Credit: Courtesy

Amanda Jones was born and raised in the small, rural town of Watson in Livingston Parish in southern Louisiana, roughly 20 miles southeast of Baton Rouge. She still lives there with her husband and daughter in a house next door to her parents. Watson is a place of settled rhythms and few surprises, of family, church, and conservative tradition, where residents are very familiar with one another.

Employed for more than two decades as a middle school librarian at the same public school she attended, Jones was named the National Librarian of the Year by the School Library Journal in 2021. She adored her job, her students, and the place she occupied in her community.
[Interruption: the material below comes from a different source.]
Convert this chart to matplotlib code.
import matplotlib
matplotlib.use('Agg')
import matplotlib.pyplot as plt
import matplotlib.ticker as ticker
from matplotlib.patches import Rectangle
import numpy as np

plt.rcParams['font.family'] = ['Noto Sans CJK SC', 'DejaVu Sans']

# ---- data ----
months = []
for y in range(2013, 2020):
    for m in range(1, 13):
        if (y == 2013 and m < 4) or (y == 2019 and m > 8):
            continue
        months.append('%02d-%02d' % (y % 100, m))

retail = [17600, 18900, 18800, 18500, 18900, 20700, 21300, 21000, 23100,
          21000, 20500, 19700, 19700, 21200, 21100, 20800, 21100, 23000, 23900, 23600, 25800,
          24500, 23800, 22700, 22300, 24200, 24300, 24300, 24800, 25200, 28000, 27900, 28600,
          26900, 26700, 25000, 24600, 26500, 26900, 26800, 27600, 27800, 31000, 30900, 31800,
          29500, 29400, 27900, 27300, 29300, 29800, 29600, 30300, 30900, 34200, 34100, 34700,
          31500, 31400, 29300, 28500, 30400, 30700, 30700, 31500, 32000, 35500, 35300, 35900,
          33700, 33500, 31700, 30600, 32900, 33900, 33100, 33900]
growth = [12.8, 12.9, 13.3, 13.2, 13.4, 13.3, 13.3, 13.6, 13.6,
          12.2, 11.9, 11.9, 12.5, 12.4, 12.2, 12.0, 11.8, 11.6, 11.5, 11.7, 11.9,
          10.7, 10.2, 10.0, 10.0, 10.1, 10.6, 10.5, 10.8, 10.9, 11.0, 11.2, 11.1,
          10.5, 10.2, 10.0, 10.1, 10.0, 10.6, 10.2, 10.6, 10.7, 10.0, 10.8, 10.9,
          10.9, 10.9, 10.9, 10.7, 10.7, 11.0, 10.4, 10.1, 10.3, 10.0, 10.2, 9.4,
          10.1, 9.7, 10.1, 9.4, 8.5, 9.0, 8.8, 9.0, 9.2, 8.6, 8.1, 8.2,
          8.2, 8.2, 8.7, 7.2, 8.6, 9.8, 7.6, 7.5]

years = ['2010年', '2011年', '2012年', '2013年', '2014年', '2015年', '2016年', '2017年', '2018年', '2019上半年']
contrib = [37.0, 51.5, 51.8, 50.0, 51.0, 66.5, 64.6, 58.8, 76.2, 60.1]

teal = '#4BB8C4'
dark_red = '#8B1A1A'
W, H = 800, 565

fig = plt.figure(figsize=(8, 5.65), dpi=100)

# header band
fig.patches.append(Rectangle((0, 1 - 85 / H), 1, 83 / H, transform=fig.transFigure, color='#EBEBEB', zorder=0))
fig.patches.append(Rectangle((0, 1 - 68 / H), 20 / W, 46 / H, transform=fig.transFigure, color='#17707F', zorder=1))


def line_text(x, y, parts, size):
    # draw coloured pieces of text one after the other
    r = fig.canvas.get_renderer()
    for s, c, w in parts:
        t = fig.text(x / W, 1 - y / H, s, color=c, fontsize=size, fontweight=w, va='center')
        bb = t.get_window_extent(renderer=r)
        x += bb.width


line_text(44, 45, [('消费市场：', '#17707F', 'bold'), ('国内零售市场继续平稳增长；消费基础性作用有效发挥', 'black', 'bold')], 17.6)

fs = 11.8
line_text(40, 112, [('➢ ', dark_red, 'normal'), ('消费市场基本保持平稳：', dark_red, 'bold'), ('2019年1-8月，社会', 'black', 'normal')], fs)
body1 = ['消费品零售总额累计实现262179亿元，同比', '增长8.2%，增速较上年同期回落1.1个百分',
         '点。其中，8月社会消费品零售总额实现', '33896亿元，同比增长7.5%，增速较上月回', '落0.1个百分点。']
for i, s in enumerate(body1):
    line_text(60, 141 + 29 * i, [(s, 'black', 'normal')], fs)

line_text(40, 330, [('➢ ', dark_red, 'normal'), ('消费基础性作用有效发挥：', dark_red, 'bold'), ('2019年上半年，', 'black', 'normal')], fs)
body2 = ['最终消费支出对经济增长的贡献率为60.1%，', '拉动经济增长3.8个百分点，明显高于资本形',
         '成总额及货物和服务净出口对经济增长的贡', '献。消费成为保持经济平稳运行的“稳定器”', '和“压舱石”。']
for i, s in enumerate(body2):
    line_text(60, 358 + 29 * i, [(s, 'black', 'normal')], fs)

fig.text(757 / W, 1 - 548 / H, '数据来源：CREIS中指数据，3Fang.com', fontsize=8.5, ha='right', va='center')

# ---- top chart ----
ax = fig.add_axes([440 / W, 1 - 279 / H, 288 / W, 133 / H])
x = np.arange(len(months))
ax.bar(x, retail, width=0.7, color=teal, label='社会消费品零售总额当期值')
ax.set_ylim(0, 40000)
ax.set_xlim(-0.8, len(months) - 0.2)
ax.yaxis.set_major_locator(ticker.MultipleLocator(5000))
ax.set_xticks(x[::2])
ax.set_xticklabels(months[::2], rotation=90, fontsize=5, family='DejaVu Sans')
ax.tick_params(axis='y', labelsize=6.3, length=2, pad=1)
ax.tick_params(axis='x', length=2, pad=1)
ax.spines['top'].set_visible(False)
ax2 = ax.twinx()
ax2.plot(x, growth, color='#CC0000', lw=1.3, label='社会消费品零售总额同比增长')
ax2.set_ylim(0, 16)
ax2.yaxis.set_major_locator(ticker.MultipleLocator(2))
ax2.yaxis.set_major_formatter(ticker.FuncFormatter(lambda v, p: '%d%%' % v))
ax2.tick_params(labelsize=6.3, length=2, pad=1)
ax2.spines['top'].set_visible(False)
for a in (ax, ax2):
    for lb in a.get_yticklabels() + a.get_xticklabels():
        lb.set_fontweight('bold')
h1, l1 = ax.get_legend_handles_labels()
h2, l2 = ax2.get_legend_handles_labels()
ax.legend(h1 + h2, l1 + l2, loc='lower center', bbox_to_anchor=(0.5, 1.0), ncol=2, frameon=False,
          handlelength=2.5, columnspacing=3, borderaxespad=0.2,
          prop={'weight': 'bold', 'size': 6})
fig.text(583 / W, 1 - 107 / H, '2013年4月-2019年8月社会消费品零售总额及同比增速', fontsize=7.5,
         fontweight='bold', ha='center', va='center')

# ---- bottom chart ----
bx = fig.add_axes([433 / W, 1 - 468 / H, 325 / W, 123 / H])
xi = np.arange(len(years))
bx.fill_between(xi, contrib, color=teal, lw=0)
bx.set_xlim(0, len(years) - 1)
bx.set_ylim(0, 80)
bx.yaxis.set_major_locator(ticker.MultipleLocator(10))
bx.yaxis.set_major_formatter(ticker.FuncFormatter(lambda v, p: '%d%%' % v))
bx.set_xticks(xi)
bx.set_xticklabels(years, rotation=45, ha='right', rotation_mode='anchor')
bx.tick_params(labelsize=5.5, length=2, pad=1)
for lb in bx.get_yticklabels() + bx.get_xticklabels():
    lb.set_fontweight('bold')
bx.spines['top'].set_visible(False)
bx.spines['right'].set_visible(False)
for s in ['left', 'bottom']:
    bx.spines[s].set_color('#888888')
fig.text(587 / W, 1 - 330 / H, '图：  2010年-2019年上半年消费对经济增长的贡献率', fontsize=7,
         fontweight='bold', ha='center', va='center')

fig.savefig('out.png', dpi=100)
Her book, That Librarian, is the story of how her life was upended when she ran afoul of a local group called Citizens for a New Louisiana, which sounds benign enough, but is part of a far-right, nationwide ecosystem that targets individuals, books, and institutions it considers too liberal, permissive, and inclusive.

Too woke, in other words.

Apprehensive about threats to the Livingston Public Library system, Jones rose at a library Board of Control meeting on July 19, 2022 and voiced her concern that books by LGBTQIA authors or about reproductive health might be removed. “Once you start relocating and banning one topic, it becomes a slippery slope, and where does it end?” Although nothing in her remarks that evening was inflammatory or more radical than the standard guidance provided by the American Library Association, Jones quickly found herself the target of a fierce and vicious social media campaign. Accused of grooming and pedophilia, of encouraging children to engage in anal sex, Jones was assailed by people she had known for years and considered friends, parents of children she had taught, folks she encountered in the grocery store or the dry cleaners.

That the allegations were false didn’t matter. Amanda’s long record of dedicated public service, deep community ties, and Christian affiliation provided no protection, either. As with the hysterical witch trials of an earlier century, the notion that Amanda Jones was a purveyor of smut took on a life and momentum of its own. She was impure, woke, a danger to precious and impressionable children. Social media carried the story far beyond Livingston Parish.

What happens when an ordinary person suddenly becomes the target of a public controversy? What emotional toll is exacted? Jones experienced such anxiety, depression, and fear that she needed a leave of absence from the job she loved. Her family suffered. She received death threats. Had Jones retreated from public view and gone into hiding it would have been understandable, but she chose to defend her reputation, stand for the principles she believed in, and confront her accusers. While her detractors took the low road, Jones took the more difficult high road, upon which she discovered how much fortitude is required to do the right thing in the face of an organized, well-funded and unscrupulous opposition. 

Along with filing a defamation lawsuit, Jones got busy organizing other librarians across the country, networking, agitating, and defending books and the value of information, free inquiry and libraries as essential institutions that provide a host of vital services, particularly in small communities. That Librarian is a full-throated defense of the freedom to read, to discover, and to think.

“We should ALL want the freedom to read what we want,” Jones writes, “and have access to reading materials from a variety of viewpoints. Protecting our libraries is exactly how we do that. The attack on librarians and libraries is shameful and something everyone should fear.”